27. Pillar, from Sedinga.

At Sedinga, not far below the third cataract, are the remains of temples erected by Amenhotep III. of the 18th dynasty, which are interesting as introducing in a completed form a class of pillar that afterwards became a great favourite with Egyptian architects (Woodcut No. [27]). Before this time we find these Isis heads either painted or carved on the face of square piers, but so as not to interfere with the lines of the pillars. Gradually they became more important, so as to form a double capital, as in this instance. In the Roman times, as at Denderah (Woodcut No. [41], p. [143]), all the four faces of the pier were so adorned, though it must be admitted in very questionable taste.

It would be tedious to attempt to enumerate without illustrating all the fragments that remain of temples of this age. Some are so ruined that it is difficult to make out their plan. Others, like those of Memphis or Tanis, so entirely destroyed, that only their site, or at most only their leading dimensions, can be made out. Their loss is of course to be regretted; but those enumerated above are sufficient to enable us to judge both of the style and the magnificence of the great building epoch.

28. Smaller Temple at Abydus.

29. Plan of Temple of Abydus.

At Abydus the remains of two great temples have been found; one of Rameses II., with great court surrounded by piers with osireide figures on them; two halls of columns, a sanctuary, and other small chambers in the rear. The other, completed only and decorated with sculpture by Rameses II., the temple having been built by his father, Sethi I. This second temple differs in the arrangement of its plan from other examples (Woodcut No. [29]); it was preceded by two great courts; at the further end of the second court was a peristyle with twelve piers, from which, through three doors, a hall of twenty-four columns was reached; the columns here were so arranged as to suggest seven avenues, beyond which were seven doors leading to a second hall with thirty-six columns, similarly disposed to those in the first hall. These avenues led to seven sanctuaries, the roofs of which were segmental, the arched form of vault being cut out of solid blocks of stone (Woodcut No. [29A]). Beyond the sepulchral destination, which roofs of these sanctuaries suggest, nothing is known from inscriptions as to their precise use. Through one of the sanctuaries other halls of columns and chambers were reached which lie in the rear of the building, and on the south side, and approached from the second great hall of columns, many other halls, chambers, and staircases leading to the roof. The special interest to the Egyptologist, however, of this temple lies in the fact that it was on the walls of one of these that the so-called tablet of Abydus was discovered—now in the British Museum—which first gave a connected list of kings, the predecessors of Rameses, and sufficiently extensive to confirm the lists of Manetho in a manner satisfactory to the ordinary inquirer. A second list, far more complete, has recently been brought to light in the same locality, and contains the names of 76 kings, ancestors of Meneptah, the father of Rameses. It begins, as all lists do, with Menes; but even this list is only a selection, omitting many names found in Manetho, but inserting others which are not in his lists.[[57]] Before the discovery of this perfect list, the longest known were that of the chamber of the ancestors of Thothmes III., at Karnac, containing when perfect 61 names, of which, however, nearly one-third are obliterated; and that recently found at Saccara, containing 58 names originally, but of which several are now illegible.

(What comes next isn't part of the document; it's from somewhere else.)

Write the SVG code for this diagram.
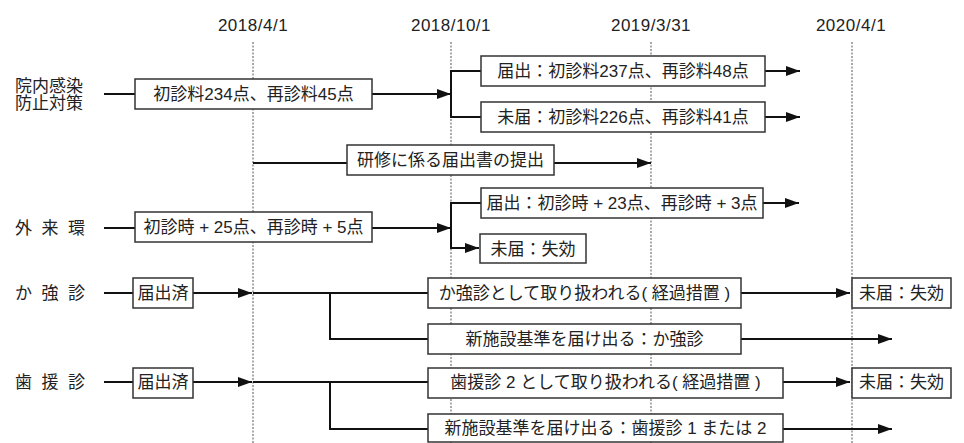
<svg xmlns="http://www.w3.org/2000/svg" width="964" height="443" viewBox="0 0 964 443">
<style>
text{font-family:"Liberation Sans","Noto Sans CJK JP",sans-serif;font-size:17px;fill:#222}
.c{text-anchor:middle}
.lab{letter-spacing:2.4px}
.box{fill:#fff;stroke:#333;stroke-width:1.5}
.grid{stroke:#555;stroke-width:1;stroke-dasharray:2 1.5;fill:none}
.ln{stroke:#111;stroke-width:2;fill:none}
.ar{marker-end:url(#ah)}
.date{text-anchor:middle;letter-spacing:0.5px}
</style>
<defs>
<marker id="ah" markerUnits="userSpaceOnUse" markerWidth="15" markerHeight="11" refX="14" refY="5" orient="auto" overflow="visible">
<path d="M0,0 L14,5 L0,10 z" fill="#111"/>
</marker>
</defs>
<rect width="964" height="443" fill="#fff"/>
<g id="axis">
<line class="grid" x1="253" y1="42" x2="253" y2="443"/>
<line class="grid" x1="451" y1="42" x2="451" y2="443"/>
<line class="grid" x1="651" y1="42" x2="651" y2="443"/>
<line class="grid" x1="852" y1="42" x2="852" y2="443"/>
<text class="date" x="253" y="31">2018/4/1</text>
<text class="date" x="451" y="31">2018/10/1</text>
<text class="date" x="651" y="31">2019/3/31</text>
<text class="date" x="851" y="31">2020/4/1</text>
</g>
<g id="labels">
<text x="15" y="91.5">院内感染</text>
<text x="15" y="109">防止対策</text>
<text class="lab" x="15" y="234">外 来 環</text>
<text class="lab" x="15" y="299">か 強 診</text>
<text class="lab" x="15" y="388">歯 援 診</text>
</g>
<g id="connectors">
<line class="ln" x1="104" y1="94" x2="135" y2="94"/>
<line class="ln ar" x1="372" y1="94" x2="451" y2="94"/>
<line class="ln" x1="451" y1="71" x2="451" y2="117"/>
<line class="ln" x1="450" y1="71" x2="481" y2="71"/>
<line class="ln" x1="450" y1="117" x2="481" y2="117"/>
<line class="ln ar" x1="765" y1="71" x2="800" y2="71"/>
<line class="ln ar" x1="765" y1="117" x2="800" y2="117"/>
<line class="ln" x1="253" y1="163" x2="347" y2="163"/>
<line class="ln ar" x1="554" y1="163" x2="651" y2="163"/>
<line class="ln" x1="104" y1="228" x2="135" y2="228"/>
<line class="ln ar" x1="372" y1="228" x2="451" y2="228"/>
<line class="ln" x1="451" y1="203" x2="451" y2="249"/>
<line class="ln" x1="450" y1="203" x2="481" y2="203"/>
<line class="ln ar" x1="450" y1="248" x2="479" y2="248"/>
<line class="ln ar" x1="763" y1="203" x2="799" y2="203"/>
<line class="ln" x1="104" y1="293" x2="133" y2="293"/>
<line class="ln ar" x1="193" y1="293" x2="252" y2="293"/>
<line class="ln" x1="253" y1="293" x2="428" y2="293"/>
<polyline class="ln" points="330,293 330,339 428,339"/>
<line class="ln ar" x1="741" y1="293" x2="850" y2="293"/>
<line class="ln ar" x1="741" y1="339" x2="892" y2="339"/>
<line class="ln" x1="104" y1="382" x2="133" y2="382"/>
<line class="ln ar" x1="193" y1="382" x2="252" y2="382"/>
<line class="ln" x1="253" y1="382" x2="428" y2="382"/>
<polyline class="ln" points="330,382 330,429 428,429"/>
<line class="ln ar" x1="783" y1="382" x2="850" y2="382"/>
<line class="ln ar" x1="783" y1="429" x2="892" y2="429"/>
</g>
<g id="n1"><rect class="box" x="135" y="79" width="237" height="30"/><text class="c" x="253.5" y="100">初診料234点、再診料45点</text></g>
<g id="n2"><rect class="box" x="481" y="56" width="284" height="30"/><text class="c" x="623" y="77">届出：初診料237点、再診料48点</text></g>
<g id="n3"><rect class="box" x="481" y="102" width="284" height="30"/><text class="c" x="623" y="123">未届：初診料226点、再診料41点</text></g>
<g id="n4"><rect class="box" x="347" y="145" width="207" height="30"/><text class="c" x="450.5" y="166">研修に係る届出書の提出</text></g>
<g id="n5"><rect class="box" x="135" y="212" width="237" height="30"/><text class="c" x="253.5" y="233">初診時 + 25点、再診時 + 5点</text></g>
<g id="n6"><rect class="box" x="481" y="188" width="282" height="30"/><text class="c" x="622" y="209">届出：初診時 + 23点、再診時 + 3点</text></g>
<g id="n7"><rect class="box" x="480" y="234" width="106" height="29"/><text class="c" x="533" y="254.5">未届：失効</text></g>
<g id="n8"><rect class="box" x="133" y="278" width="60" height="30"/><text class="c" x="163" y="299">届出済</text></g>
<g id="n9"><rect class="box" x="428" y="278" width="313" height="30"/><text class="c" x="584.5" y="299">か強診として取り扱われる( 経過措置 )</text></g>
<g id="n10"><rect class="box" x="852" y="278" width="99" height="30"/><text class="c" x="901.5" y="299">未届：失効</text></g>
<g id="n11"><rect class="box" x="428" y="324" width="313" height="30"/><text class="c" x="584.5" y="345">新施設基準を届け出る：か強診</text></g>
<g id="n12"><rect class="box" x="133" y="368" width="60" height="30"/><text class="c" x="163" y="388">届出済</text></g>
<g id="n13"><rect class="box" x="428" y="368" width="355" height="30"/><text class="c" x="605.5" y="388">歯援診 2 として取り扱われる( 経過措置 )</text></g>
<g id="n14"><rect class="box" x="852" y="368" width="99" height="30"/><text class="c" x="901.5" y="388">未届：失効</text></g>
<g id="n15"><rect class="box" x="428" y="414" width="355" height="28"/><text class="c" x="605.5" y="434">新施設基準を届け出る：歯援診 1 または 2</text></g>
</svg>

It is the existence of these lists which gives such interest and such reality to the study of Architecture in Egypt. Fortunately there is hardly a building in that country which is not adorned with the name of the king in whose reign it was erected. In royal buildings they are found on every wall and every pillar. The older cartouches are simple and easily remembered; and when we find the buildings thus dated by the builders themselves, and their succession recorded by subsequent kings on the walls of their temples, we feel perfectly certain of our sequence, and nearly so of the actual dates of the buildings; they are, moreover, such a series as no other country in the world can match either for historic interest or Architectural magnificence.